Math is racist: How data is driving inequality

By Aimee Rawlins

Taken From: CNN

 It's no surprise that inequality in the U.S. is on the rise. But what you might not know is that math is partly to blame.

In a new book, "Weapons of Math Destruction," Cathy O'Neil details all the ways that math is essentially being used for evil (my word, not hers).

From targeted advertising and insurance to education and policing, O'Neil looks at how algorithms and big data are targeting the poor, reinforcing racism and amplifying inequality.

These "WMDs," as she calls them, have three key features: They are opaque, scalable and unfair.

Denied a job because of a personality test? Too bad -- the algorithm said you wouldn't be a good fit. Charged a higher rate for a loan? Well, people in your zip code tend to be riskier borrowers. Received a harsher prison sentence? Here's the thing: Your friends and family have criminal records too, so you're likely to be a repeat offender. (Spoiler: The people on the receiving end of these messages don't actually get an explanation.)

The models O'Neil writes about all use proxies for what they're actually trying to measure. The police analyze zip codes to deploy officers, employers use credit scores to gauge responsibility, payday lenders assess grammar to determine credit worthiness. But zip codes are also a stand-in for race, credit scores for wealth, and poor grammar for immigrants.
O'Neil, who has a PhD in mathematics from Harvard, has done stints in academia, at a hedge fund during the financial crisis and as a data scientist at a startup. It was there -- in conjunction with work she was doing with Occupy Wall Street -- that she become disillusioned by how people were using data.

"I worried about the separation between technical models and real people, and about the moral repercussions of that separation," O'Neill writes.

She started blogging -- at mathbabe.org -- about her frustrations, which eventually turned into "Weapons of Math Destruction."

One of the book's most compelling sections is on "recidivism models." For years, criminal sentencing was inconsistent and biased against minorities.

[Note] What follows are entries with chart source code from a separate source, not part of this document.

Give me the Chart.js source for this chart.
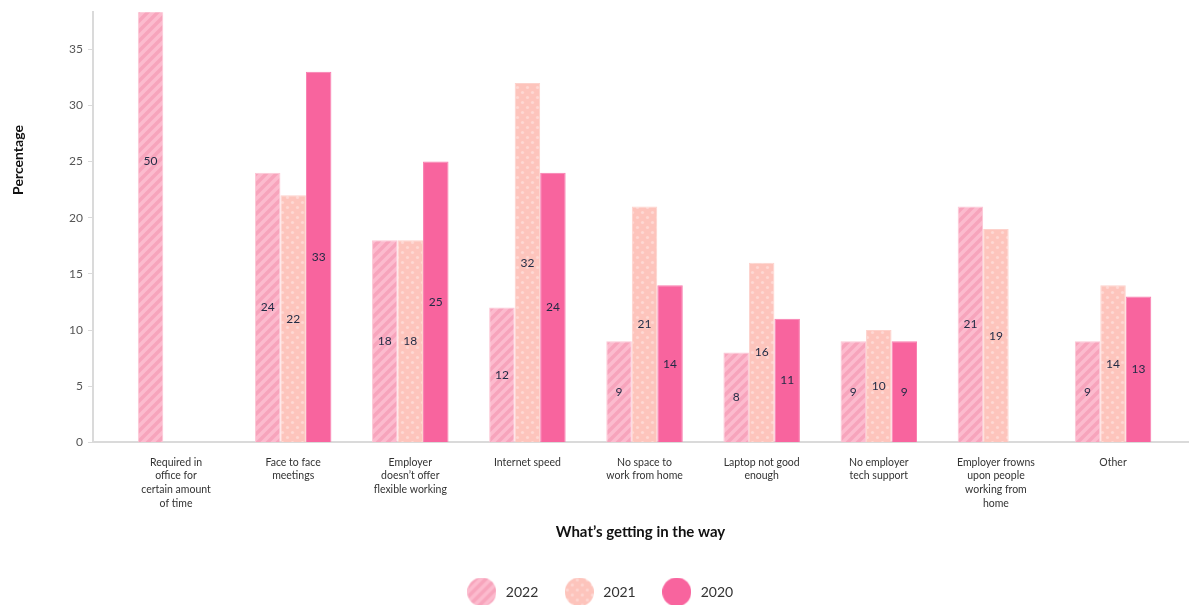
<!DOCTYPE html>
<html>
<head>
<meta charset="utf-8">
<script src="https://cdn.jsdelivr.net/npm/chart.js@4.4.1/dist/chart.umd.min.js"></script>
<style>
  html, body { margin: 0; padding: 0; background: #fff; }
  #wrap { width: 1190px; height: 605px; position: relative; }
</style>
</head>
<body>
<div id="wrap"><canvas id="chart"></canvas></div>
<script>
  /* Chart data */
  var categories = [
    ['Required in', 'office for', 'certain amount', 'of time'],
    ['Face to face', 'meetings'],
    ['Employer', 'doesn\u2019t offer', 'flexible working'],
    ['Internet speed'],
    ['No space to', 'work from home'],
    ['Laptop not good', 'enough'],
    ['No employer', 'tech support'],
    ['Employer frowns', 'upon people', 'working from', 'home'],
    ['Other']
  ];
  var years = ['2022', '2021', '2020'];
  var values2022 = [50, 24, 18, 12, 9, 8, 9, 21, 9];
  var values2021 = [null, 22, 18, 32, 21, 16, 10, 19, 14];
  var values2020 = [null, 33, 25, 24, 14, 11, 9, null, 13];
  var yTicks = [0, 5, 10, 15, 20, 25, 30, 35];

  var FONT = 'Lato, "Open Sans", sans-serif';

  /* Bar fills: stripes, dots, solid */
  function stripePattern() {
    var c = document.createElement('canvas');
    c.width = 10; c.height = 10;
    var x = c.getContext('2d');
    x.fillStyle = '#fcbbce';
    x.fillRect(0, 0, 10, 10);
    x.strokeStyle = '#f7a4bc';
    x.lineWidth = 3.5;
    x.beginPath();
    for (var k = -10; k <= 20; k += 10) {
      x.moveTo(k - 5, 15);
      x.lineTo(k + 15, -5);
    }
    x.stroke();
    return x.createPattern(c, 'repeat');
  }

  function dotPattern() {
    var c = document.createElement('canvas');
    c.width = 10; c.height = 10;
    var x = c.getContext('2d');
    x.fillStyle = '#fdc4bc';
    x.fillRect(0, 0, 10, 10);
    x.fillStyle = '#fed8d3';
    [[2.5, 2.5], [7.5, 7.5]].forEach(function (p) {
      x.beginPath();
      x.arc(p[0], p[1], 1.6, 0, Math.PI * 2);
      x.fill();
    });
    return x.createPattern(c, 'repeat');
  }

  var fills = [stripePattern(), dotPattern(), '#f8649e'];
  var borders = ['#fcc6d5', '#fdd2cc', '#f97cae'];

  function legendDot(fill) {
    var c = document.createElement('canvas');
    c.width = 29; c.height = 29;
    var x = c.getContext('2d');
    x.fillStyle = fill;
    x.beginPath();
    x.arc(14.5, 14.5, 14.5, 0, Math.PI * 2);
    x.fill();
    return c;
  }

  var seriesValues = [values2022, values2021, values2020];
  var datasets = years.map(function (y, i) {
    return {
      label: y,
      data: seriesValues[i],
      backgroundColor: fills[i],
      borderColor: borders[i],
      borderWidth: 1,
      pointStyle: legendDot(fills[i]),
      barPercentage: 1,
      categoryPercentage: 0.653
    };
  });

  /* Value label drawn at the middle of each bar */
  var valueLabels = {
    id: 'valueLabels',
    afterDatasetsDraw: function (chart) {
      var ctx = chart.ctx;
      var yScale = chart.scales.y;
      ctx.save();
      ctx.font = '12px ' + FONT;
      ctx.fillStyle = '#1f2a44';
      ctx.textAlign = 'center';
      ctx.textBaseline = 'middle';
      chart.data.datasets.forEach(function (ds, di) {
        var meta = chart.getDatasetMeta(di);
        meta.data.forEach(function (bar, i) {
          var v = ds.data[i];
          if (v === null || v === undefined) return;
          ctx.fillText(String(v), bar.x, yScale.getPixelForValue(v / 2));
        });
      });
      ctx.restore();
    }
  };

  /* Rotated y axis title, placed as in the reference */
  var yTitle = {
    id: 'yTitle',
    afterDraw: function (chart) {
      var ctx = chart.ctx;
      ctx.save();
      ctx.translate(18, 160);
      ctx.rotate(-Math.PI / 2);
      ctx.font = 'bold 14px ' + FONT;
      ctx.fillStyle = '#111';
      ctx.textAlign = 'center';
      ctx.textBaseline = 'middle';
      ctx.fillText('Percentage', 0, 0);
      ctx.restore();
    }
  };

  new Chart(document.getElementById('chart'), {
    type: 'bar',
    data: {
      labels: categories.map(function (_, i) { return i; }),
      datasets: datasets
    },
    plugins: [valueLabels, yTitle],
    options: {
      responsive: true,
      maintainAspectRatio: false,
      animation: false,
      layout: { padding: { top: 10, right: 2, left: 10, bottom: -4 } },
      plugins: {
        tooltip: { enabled: false },
        legend: {
          position: 'bottom',
          labels: {
            usePointStyle: true,
            pointStyleWidth: 34,
            padding: 24,
            color: '#333',
            font: { family: FONT, size: 14 }
          }
        }
      },
      scales: {
        x: {
          type: 'linear',
          offset: false,
          min: -0.709,
          max: 8.64,
          afterBuildTicks: function (scale) {
            scale.ticks = categories.map(function (_, i) { return { value: i }; });
          },
          grid: { display: false, drawTicks: false },
          border: { display: true, color: '#dadada', width: 2 },
          ticks: {
            autoSkip: false,
            maxRotation: 0,
            padding: 13,
            color: '#333',
            font: { family: FONT, size: 10.5, lineHeight: 1.3 },
            callback: function (v) { return categories[v]; }
          },
          title: {
            display: true,
            text: 'What\u2019s getting in the way',
            color: '#111',
            font: { family: FONT, size: 15, weight: 'bold' },
            padding: { top: 0, bottom: 20 }
          }
        },
        y: {
          min: 0,
          max: 38.3,
          afterFit: function (scale) { scale.width = 83; },
          afterBuildTicks: function (scale) {
            scale.ticks = yTicks.map(function (v) { return { value: v }; });
          },
          grid: { drawOnChartArea: false, drawTicks: true, tickLength: 5, color: '#dadada' },
          border: { display: true, color: '#dadada', width: 2 },
          ticks: {
            padding: 5,
            color: '#555',
            font: { family: FONT, size: 12 }
          }
        }
      }
    }
  });
</script>
</body>
</html>
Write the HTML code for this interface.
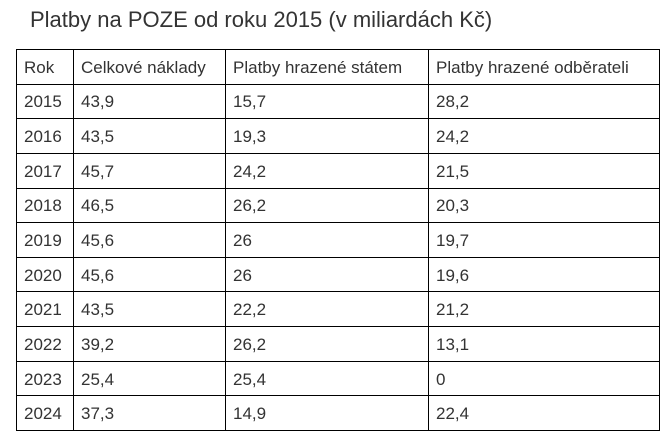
<!DOCTYPE html>
<html><head><meta charset="utf-8"><style>
body{margin:0;width:672px;height:444px;background:#fff;font-family:"Liberation Sans",sans-serif;color:#333;position:relative;overflow:hidden}
h1{position:absolute;left:30px;top:4px;margin:0;font-weight:normal;font-size:22px;line-height:32px;color:#333}
table{position:absolute;left:16px;top:49px;border-collapse:collapse;table-layout:fixed}
tr{height:34.65px}
td{border:1px solid #000;padding:2px 0 0 7px;font-size:17px;white-space:nowrap;box-sizing:border-box}
</style></head><body>
<h1>Platby na POZE od roku 2015 (v miliardách Kč)</h1>
<table>
<colgroup><col style="width:57px"><col style="width:152px"><col style="width:203px"><col style="width:231px"></colgroup>
<tr><td>Rok</td><td>Celkové náklady</td><td>Platby hrazené státem</td><td>Platby hrazené odběrateli</td></tr>
<tr><td>2015</td><td>43,9</td><td>15,7</td><td>28,2</td></tr>
<tr><td>2016</td><td>43,5</td><td>19,3</td><td>24,2</td></tr>
<tr><td>2017</td><td>45,7</td><td>24,2</td><td>21,5</td></tr>
<tr><td>2018</td><td>46,5</td><td>26,2</td><td>20,3</td></tr>
<tr><td>2019</td><td>45,6</td><td>26</td><td>19,7</td></tr>
<tr><td>2020</td><td>45,6</td><td>26</td><td>19,6</td></tr>
<tr><td>2021</td><td>43,5</td><td>22,2</td><td>21,2</td></tr>
<tr><td>2022</td><td>39,2</td><td>26,2</td><td>13,1</td></tr>
<tr><td>2023</td><td>25,4</td><td>25,4</td><td>0</td></tr>
<tr><td>2024</td><td>37,3</td><td>14,9</td><td>22,4</td></tr>
</table>
</body></html>
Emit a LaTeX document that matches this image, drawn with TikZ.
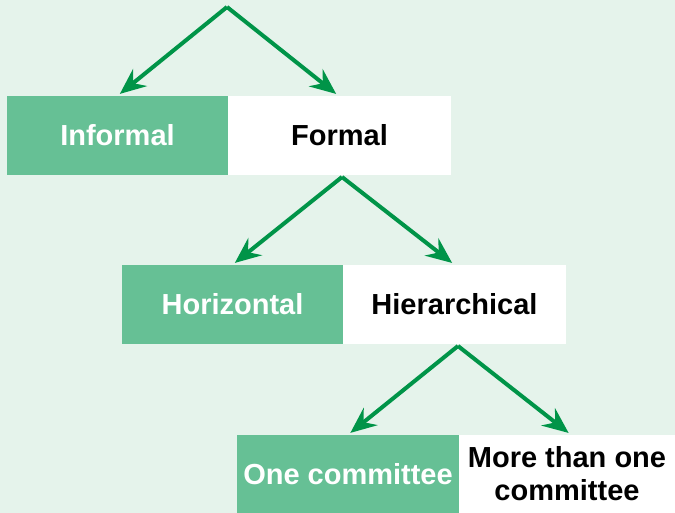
\documentclass[tikz,border=0pt]{standalone}
\usepackage{fontspec}
\setmainfont{Liberation Sans}
\usetikzlibrary{arrows.meta}
\definecolor{bgc}{HTML}{E5F3EB}
\definecolor{boxg}{HTML}{66C095}
\definecolor{arrg}{HTML}{009448}
\tikzset{
  gbox/.style={fill=boxg, draw=none, text=white, minimum height=79pt, inner sep=0pt,
    font=\fontsize{29}{33}\selectfont\bfseries, align=center},
  wbox/.style={fill=white, draw=none, text=black, minimum height=79pt, inner sep=0pt,
    font=\fontsize{29}{33}\selectfont\bfseries, align=center},
  arr/.style={draw=arrg, line width=4pt, -{Stealth[length=26pt,width=22pt,inset=9pt]}, shorten >=3pt}
}
\begin{document}
\begin{tikzpicture}[x=1pt,y=-1pt]
\fill[bgc] (0,0) rectangle (675,513);
\useasboundingbox (0,0) rectangle (675,513);
% row 1
\node[gbox, minimum width=221pt] (informal) at (117.5,135.5) {Informal};
\node[wbox, minimum width=223pt] (formal) at (339.5,135.5) {Formal};
% row 2
\node[gbox, minimum width=221pt] (horizontal) at (232.5,304.5) {Horizontal};
\node[wbox, minimum width=223pt] (hier) at (454.5,304.5) {Hierarchical};
% row 3
\node[gbox, minimum width=222pt, minimum height=78pt] (one) at (348,474) {One committee};
\node[wbox, minimum width=216pt, minimum height=78pt] (more) at (567,474) {More than one\\committee};
% apexes
\coordinate (a1) at (227,7);
\coordinate (a2) at (342,177);
\coordinate (a3) at (458,346);
\draw[arr] (a1) -- (informal.north);
\draw[arr] (a1) -- ([xshift=-1pt]formal.north);
\draw[arr] (a2) -- (horizontal.north);
\draw[arr] (a2) -- (hier.north);
\draw[arr] (a3) -- (one.north);
\draw[arr] (a3) -- ([xshift=4pt]more.north);
\end{tikzpicture}
\end{document}
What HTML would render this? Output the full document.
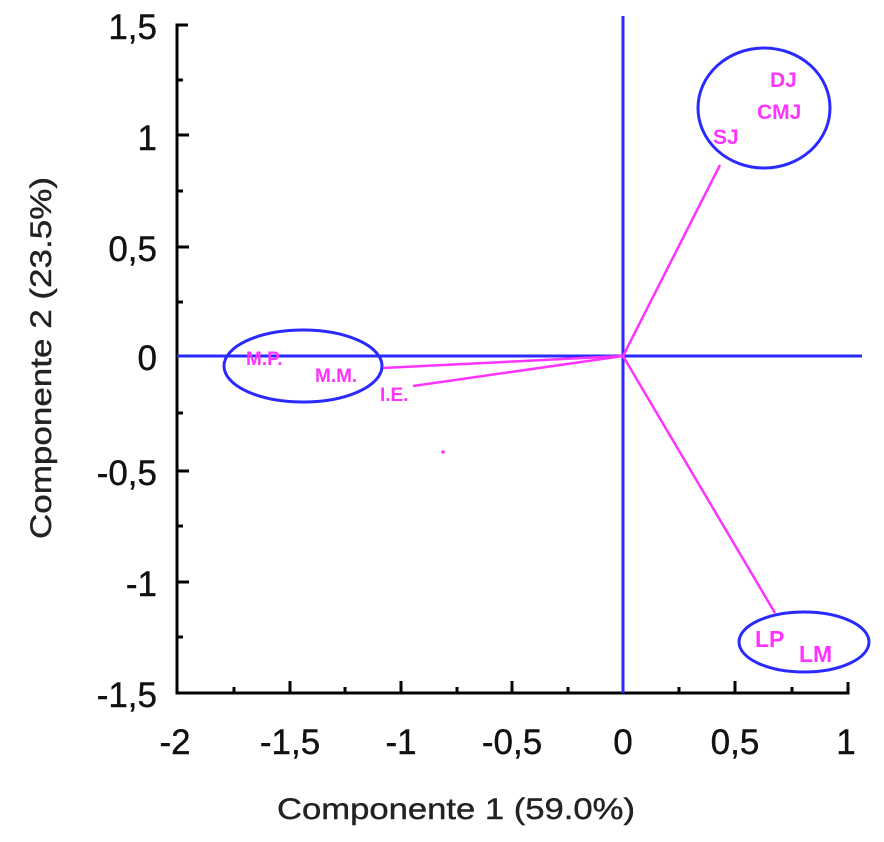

So some states started using recidivism models to guide sentencing. These take into account things like prior convictions, where you live, drug and alcohol use, previous police encounters, and criminal records of friends and family.

These scores are then used to determine sentencing.

"This is unjust," O'Neil writes. "Indeed, if a prosecutor attempted to tar a defendant by mentioning his brother's criminal record or the high crime rate in his neighborhood, a decent defense attorney would roar, 'Objection, Your Honor!'"

But in this case, the person is unlikely to know the mix of factors that influenced his or her sentencing -- and has absolutely no recourse to contest them.

Or consider the fact that nearly half of U.S. employers ask potential hires for their credit report, equating a good credit score with responsibility or trustworthiness.

This "creates a dangerous poverty cycle," O'Neil writes. "If you can't get a job because of your credit record, that record will likely get worse, making it even harder to work."

This cycle falls along racial lines, she argues, given the wealth gap between black and white households. This means African Americans have less of a cushion to fall back on and are more likely to see their credit slip.

And yet employers see a credit report as data rich and superior to human judgment -- never questioning the assumptions that get baked in.

In a vacuum, these models are bad enough, but O'Neil emphasizes, "they're feeding on each other." Education, job prospects, debt and incarceration are all connected, and the way big data is used makes them more inclined to stay that way.

"Poor people are more likely to have bad credit and live in high-crime neighborhoods, surrounded by other poor people," she writes. "Once ... WMDs digest that data, it showers them with subprime loans or for-profit schools. It sends more police to arrest them and when they're convicted it sentences them to longer terms."

In turn, a new set of WMDs uses this data to charge higher rates for mortgages, loans and insurance.

So, you see, it's easy to be discouraged.

And yet O'Neil is hopeful, because people are starting to pay attention. There's a growing community of lawyers, sociologists and statisticians committed to finding places where data is used for harm and figuring out how to fix it.

She's optimistic that laws like HIPAA and the Americans with Disabilities Act will be modernized to cover and protect more of your personal data, that regulators like the CFPB and FTC will increase their monitoring, and that there will be standardized transparency requirements.

And then there's the fact that these models actually have so much potential.

Imagine if you used recidivist models to provide the at-risk inmates with counseling and job training while in prison. Or if police doubled down on foot patrols in high crime zip codes -- working to build relationships with the community instead of arresting people for minor offenses.

You might notice there's a human element to these solutions. Because really that's the key. Algorithms can inform and illuminate and supplement our decisions and policies. But to get not-evil results, humans and data really have to work together.

"Big Data processes codify the past," O'Neil writes. "They do not invent the future. Doing that requires moral imagination, and that's something only humans can provide."